# My new ride



## MR. evil (Feb 28, 2009)

I spent a little more time working on finishing the build on my new ride this afternoon while waiting for the poly to dry on some wood trim I am installing. The remaining things I need to do are run the cables for the front and rear der, and also shorten the hydro lines for the brakes. I also need to order a new adjustable seat post as my Joplin won't fit the frame. For today I stole the seat / post from Randi's bike. Even without shifting cables I was able to get the bike setup in one gear and take it around the block a few times. So far I really like the way it feels / fits, but I really won't know anything until I get to ride it off road.

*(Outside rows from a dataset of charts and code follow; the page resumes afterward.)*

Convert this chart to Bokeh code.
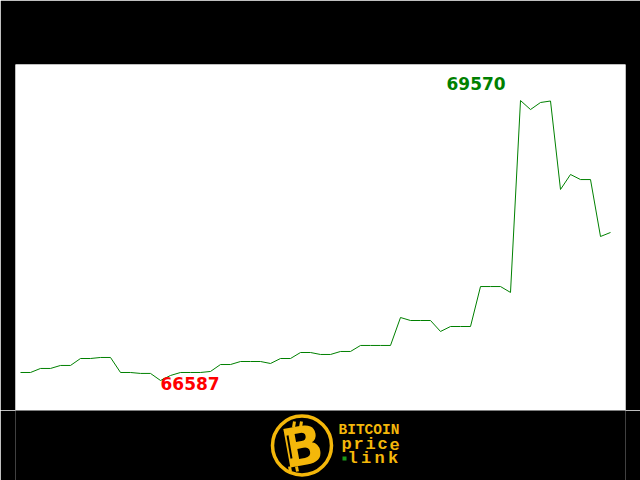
from bokeh.plotting import figure
from bokeh.layouts import column
from bokeh.models import Range1d, ColumnDataSource
from bokeh.core.properties import value
from bokeh.embed import file_html
from bokeh.resources import INLINE

# ---- data ----
prices = [66672, 66672, 66715, 66715, 66747, 66747, 66821, 66821, 66832, 66832,
          66672, 66672, 66662, 66662, 66587, 66640, 66672, 66672, 66672, 66683,
          66757, 66757, 66789, 66789, 66789, 66768, 66821, 66821, 66885, 66885,
          66864, 66864, 66896, 66896, 66960, 66960, 66960, 66960, 67258, 67226,
          67226, 67226, 67109, 67162, 67162, 67162, 67588, 67588, 67588, 67525,
          69570, 69474, 69549, 69565, 68622, 68782, 68728, 68728, 68121, 68164]
steps = list(range(len(prices)))

GOLD = "#f4b70a"

# ---- main chart ----
p = figure(width=640, height=410, output_backend="svg", toolbar_location=None,
           x_axis_location=None, y_axis_location=None,
           x_range=Range1d(-0.5, 60.5), y_range=Range1d(66267, 69954),
           min_border_left=15, min_border_right=15, min_border_top=64, min_border_bottom=0)
p.background_fill_color = "white"
p.border_fill_color = "black"
p.outline_line_color = None
p.grid.visible = False

src = ColumnDataSource(dict(x=steps, y=prices))
p.line("x", "y", source=src, line_color="#008000", line_width=1)

imax = max(steps, key=lambda i: prices[i])
imin = min(steps, key=lambda i: prices[i])
p.text(x=[imax], y=[prices[imax]], text=[str(prices[imax])], x_offset=-74, y_offset=-17,
       text_font=value("DejaVu Sans"), text_font_style="bold", text_font_size="17px",
       text_color="#008000", text_align="left", text_baseline="alphabetic")
p.text(x=[imin], y=[prices[imin]], text=[str(prices[imin])], x_offset=0, y_offset=3,
       text_font=value("DejaVu Sans"), text_font_style="bold", text_font_size="17px",
       text_color="#ff0000", text_align="left", text_baseline="alphabetic")

# ---- logo strip (frame aligned with the chart frame; x in page pixels) ----
lg = figure(width=640, height=70, output_backend="svg", toolbar_location=None,
            x_axis_location=None, y_axis_location=None,
            x_range=Range1d(15, 625), y_range=Range1d(480, 410),
            min_border_left=15, min_border_right=15,
            min_border_top=0, min_border_bottom=0)
lg.background_fill_color = "black"
lg.border_fill_color = "black"
lg.outline_line_color = None
lg.grid.visible = False

lg.circle(x=[301.5], y=[445], radius=29.5, fill_color="black",
          line_color=GOLD, line_width=3.5)
# bitcoin ticks
lg.segment(x0=[293, 300, 289, 296], y0=[427, 427, 466, 466],
           x1=[294, 301, 290, 297], y1=[421, 421, 471, 471],
           line_color=GOLD, line_width=3)
lg.text(x=[302], y=[446], text=["B"], angle=0.18,
        text_font=value("DejaVu Sans"), text_font_style="bold", text_font_size="54px",
        text_color=GOLD, text_align="center", text_baseline="middle")
# chain in stem
lg.segment(x0=[287], y0=[435], x1=[291], y1=[458], line_color="black", line_width=2)

lg.text(x=[338], y=[429], text=["BITCOIN"],
        text_font=value("Liberation Mono"), text_font_style="bold", text_font_size="14.5px",
        text_color=GOLD, text_align="left", text_baseline="alphabetic")
word2 = "price"
lg.text(x=[341 + 12 * i for i in range(len(word2))], y=[444] * len(word2), text=list(word2),
        text_font=value("Liberation Mono"), text_font_style="bold", text_font_size="17px",
        text_color=GOLD, text_align="left", text_baseline="alphabetic")
word3 = "link"
lg.text(x=[347 + 13.5 * i for i in range(len(word3))], y=[458] * len(word3), text=list(word3),
        text_font=value("Liberation Mono"), text_font_style="bold", text_font_size="17px",
        text_color=GOLD, text_align="left", text_baseline="alphabetic")
lg.scatter(x=[344], y=[458], size=4, marker="square", fill_color="#1a9a1a", line_color=None)

layout = column(p, lg, spacing=0)
html = file_html(layout, INLINE)
html = html.replace("<body>", '<body style="background-color:#000000;overflow:hidden;">', 1)
open("out.html", "w").write(html)
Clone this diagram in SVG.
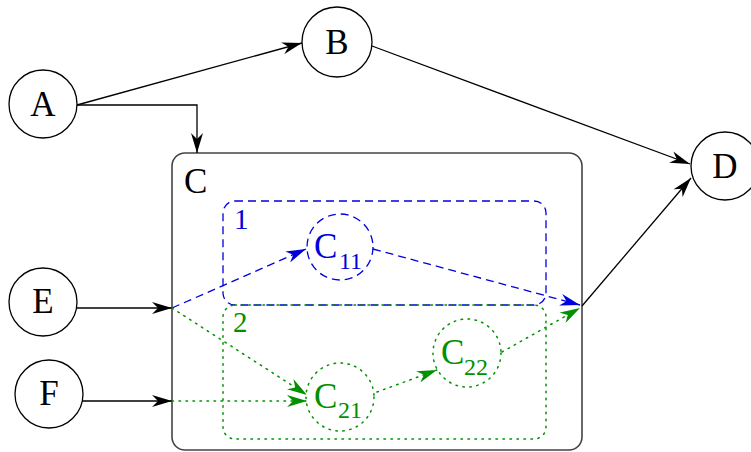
<svg xmlns="http://www.w3.org/2000/svg" width="751" height="452" viewBox="0 0 751 452">
<style>
.n{fill:#fff;stroke:#000;stroke-width:1.3}
.t{font-family:"Liberation Serif",serif;font-size:35px;fill:#000}
.s{font-family:"Liberation Serif",serif;font-size:24px}
.k{fill:none;stroke:#000;stroke-width:1.3}
.b{fill:none;stroke:#0000dd;stroke-width:1.3;stroke-dasharray:8 5}
.g{fill:none;stroke:#009000;stroke-width:1.5;stroke-dasharray:1.5 5.5;stroke-linecap:round}
</style>
<defs>
<marker id="ak" markerUnits="userSpaceOnUse" markerWidth="20" markerHeight="12" refX="20" refY="6" orient="auto"><path d="M0,0 L20,6 L0,12 L6,6 Z" fill="#000"/></marker>
<marker id="ab" markerUnits="userSpaceOnUse" markerWidth="20" markerHeight="12" refX="20" refY="6" orient="auto"><path d="M0,0 L20,6 L0,12 L6,6 Z" fill="#0000dd"/></marker>
<marker id="ag" markerUnits="userSpaceOnUse" markerWidth="20" markerHeight="12" refX="20" refY="6" orient="auto"><path d="M0,0 L20,6 L0,12 L6,6 Z" fill="#009000"/></marker>
</defs>
<g id="C">
<rect x="172" y="153" width="410" height="297" rx="13" fill="none" stroke="#444" stroke-width="1.6"/>
<text class="t" x="184" y="193">C</text>
</g>
<g id="group1">
<rect x="223" y="201" width="323" height="104" rx="12" class="b"/>
<text class="t" x="234" y="229" style="font-size:29px;fill:#0000dd">1</text>
</g>
<g id="group2">
<rect x="223" y="305" width="323" height="134" rx="12" class="g"/>
<text class="t" x="233" y="332" style="font-size:29px;fill:#009000">2</text>
</g>
<g id="connectors">
<line class="k" x1="77" y1="105" x2="302" y2="43" marker-end="url(#ak)"/>
<polyline class="k" points="77,105 197,105 197,153" marker-end="url(#ak)"/>
<line class="k" x1="372" y1="46" x2="690" y2="164" marker-end="url(#ak)"/>
<line class="k" x1="77" y1="308" x2="172" y2="308" marker-end="url(#ak)"/>
<line class="k" x1="82" y1="401" x2="172" y2="401" marker-end="url(#ak)"/>
<line class="k" x1="582" y1="306" x2="691" y2="178" marker-end="url(#ak)"/>
<line class="b" x1="172" y1="308" x2="306" y2="249" marker-end="url(#ab)"/>
<line class="b" x1="373" y1="249" x2="580" y2="305" marker-end="url(#ab)"/>
<line class="g" x1="172" y1="308" x2="307" y2="395" marker-end="url(#ag)"/>
<line class="g" x1="172" y1="401" x2="307" y2="401" marker-end="url(#ag)"/>
<line class="g" x1="377" y1="392" x2="437" y2="370" marker-end="url(#ag)"/>
<line class="g" x1="502" y1="352" x2="580" y2="308" marker-end="url(#ag)"/>
</g>
<g id="A"><circle class="n" cx="43" cy="104" r="34"/><text class="t" x="43" y="116" text-anchor="middle">A</text></g>
<g id="B"><circle class="n" cx="337" cy="42" r="35"/><text class="t" x="337" y="54" text-anchor="middle">B</text></g>
<g id="D"><circle class="n" cx="725" cy="166" r="34"/><text class="t" x="725" y="178" text-anchor="middle">D</text></g>
<g id="E"><circle class="n" cx="43" cy="302" r="34"/><text class="t" x="43" y="313" text-anchor="middle">E</text></g>
<g id="F"><circle class="n" cx="49" cy="394" r="34"/><text class="t" x="49" y="405" text-anchor="middle">F</text></g>
<g id="C11"><circle cx="340" cy="247" r="33" class="b" style="fill:#fff"/><text class="t" x="314" y="258" style="fill:#0000dd">C<tspan class="s" x="339" y="269">11</tspan></text></g>
<g id="C21"><circle cx="340" cy="397" r="34" class="g" style="fill:#fff"/><text class="t" x="314" y="408" style="fill:#009000">C<tspan class="s" x="338" y="418">21</tspan></text></g>
<g id="C22"><circle cx="467" cy="353" r="34" class="g" style="fill:#fff"/><text class="t" x="441" y="364" style="fill:#009000">C<tspan class="s" x="464" y="375">22</tspan></text></g>
</svg>
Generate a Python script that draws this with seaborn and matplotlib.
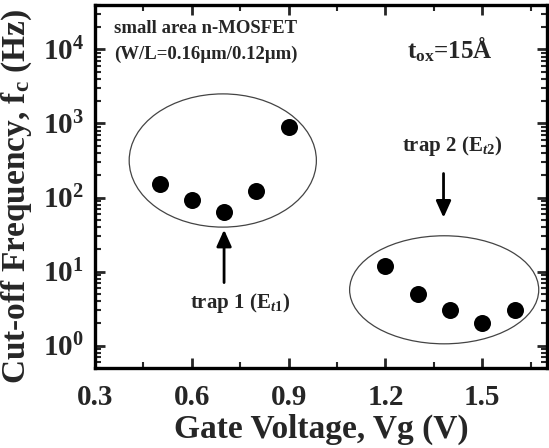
import numpy as np
import pandas as pd
import matplotlib
matplotlib.use('Agg')
import matplotlib.pyplot as plt
import seaborn as sns
from matplotlib.patches import Ellipse
from matplotlib.ticker import MultipleLocator, LogLocator, FuncFormatter, NullFormatter

sns.set_style('ticks')
plt.rcParams['font.family'] = ['Liberation Serif', 'DejaVu Serif']
plt.rcParams['font.weight'] = 'bold'
plt.rcParams['mathtext.fontset'] = 'custom'
plt.rcParams['mathtext.rm'] = 'Liberation Serif:bold'
plt.rcParams['mathtext.it'] = 'Liberation Serif:italic:bold'
plt.rcParams['mathtext.bf'] = 'Liberation Serif:bold'

# data
gate_voltage = [0.5, 0.6, 0.7, 0.8, 0.9, 1.2, 1.3, 1.4, 1.5, 1.6]
cutoff_freq = [150, 92, 63, 123, 890, 12, 5.0, 3.0, 2.0, 3.0]
x_ticks = [0.3, 0.6, 0.9, 1.2, 1.5]
y_ticks = [1, 10, 100, 1000, 10000]

df = pd.DataFrame({'vg': gate_voltage, 'fc': cutoff_freq})

xmin, xmax = 0.3, 1.7
ymin, ymax = 0.5, 4e4

fig = plt.figure(figsize=(5.49, 4.48), dpi=100)
ax = fig.add_axes([0.173, 0.179, 0.823, 0.810])

sns.scatterplot(data=df, x='vg', y='fc', color='black', s=150,
                edgecolor='black', linewidth=0, ax=ax, zorder=3)

ax.set_yscale('log')
ax.set_xlim(xmin, xmax)
ax.set_ylim(ymin, ymax)

ax.set_xticks(x_ticks)
ax.xaxis.set_minor_locator(MultipleLocator(0.15))
ax.yaxis.set_major_locator(LogLocator(base=10, numticks=10))
ax.yaxis.set_minor_locator(LogLocator(base=10, subs=np.arange(2, 10), numticks=20))
ax.yaxis.set_minor_formatter(NullFormatter())
ax.yaxis.set_major_formatter(FuncFormatter(lambda v, p: r'$\mathrm{10^{%d}}$' % round(np.log10(v))))
ax.set_xticklabels([f'{t:.1f}' for t in x_ticks])

ax.tick_params(which='both', direction='in', top=True, right=True, labelsize=21)
ax.tick_params(axis='x', pad=12)
ax.tick_params(axis='y', pad=8)
ax.tick_params(which='major', length=7, width=2)
ax.tick_params(which='minor', length=4, width=1.5)
for s in ax.spines.values():
    s.set_linewidth(2.4)
    s.set_color('black')

ax.set_xlabel('Gate Voltage, Vg (V)', fontsize=24, fontweight='bold', labelpad=2)
ax.set_ylabel('Cut-off Frequency, f$_\\mathrm{c}$ (Hz)', fontsize=24, fontweight='bold')
ax.yaxis.set_label_coords(-0.135, 0.474)


# ellipses drawn in axes fraction from (x, log10 y) centre/size
def to_frac(x, ly):
    fx = (x - xmin) / (xmax - xmin)
    fy = (ly - np.log10(ymin)) / (np.log10(ymax) - np.log10(ymin))
    return fx, fy

for cx, cly, w, h in [(0.696, 2.50, 0.58, 1.80), (1.382, 0.753, 0.586, 1.46)]:
    fx, fy = to_frac(cx, cly)
    fw = w / (xmax - xmin)
    fh = h / (np.log10(ymax) - np.log10(ymin))
    ax.add_patch(Ellipse((fx, fy), fw, fh, transform=ax.transAxes,
                         fill=False, edgecolor='#444444', linewidth=0.9))

arrow = dict(arrowstyle='-|>,head_length=1.0,head_width=0.45', color='black', lw=2)
ax.annotate('', xy=(0.70, 40), xytext=(0.70, 6.5), arrowprops=arrow)
ax.annotate('', xy=(1.38, 49), xytext=(1.38, 230), arrowprops=arrow)

ax.text(0.75, 3.7, 'trap 1 (E$_{t1}$)', fontsize=15, fontweight='bold', ha='center', va='center')
ax.text(1.405, 500, 'trap 2 (E$_{t2}$)', fontsize=15, fontweight='bold', ha='center', va='center')
ax.text(0.36, 1.9e4, 'small area n-MOSFET', fontsize=13.5, fontweight='bold', ha='left', va='center')
ax.text(0.36, 8.7e3, '(W/L=0.16µm/0.12µm)', fontsize=13.5, fontweight='bold', ha='left', va='center')
ax.text(1.268, 1.0e4, 't$_{\\mathrm{ox}}$=15Å', fontsize=18, fontweight='bold', ha='left', va='center')

fig.savefig('out.png', dpi=100, facecolor='white')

A bunch of you have already seen pics  in various stages. But here are a few pics I snapped today.


----------



## Jisch (Feb 28, 2009)

Nice looking machine...


----------



## MR. evil (Feb 28, 2009)

Jisch said:


> Nice looking machine...



Thanks....I just he it rides half as good as it looks:-D

This week I am going to order some new tires (Kenda Excavators) and I need to also make a choice on the seat post. The only two adjustable seat posts that will fit the frame (27.2mm) are the Gravity Dropper and the AMP post. I am leaning towards the 4" Amp post. I had also planned on picking up some new wheels (Easton Havocs) but had to get some new ski boots instead . So the wheels can wait a while, but after being spoiled by my Joplin I can't wait for a new adjustable seat post.


----------



## bvibert (Feb 28, 2009)

It must have been nice to finally get out and ride it!  Looks good.


----------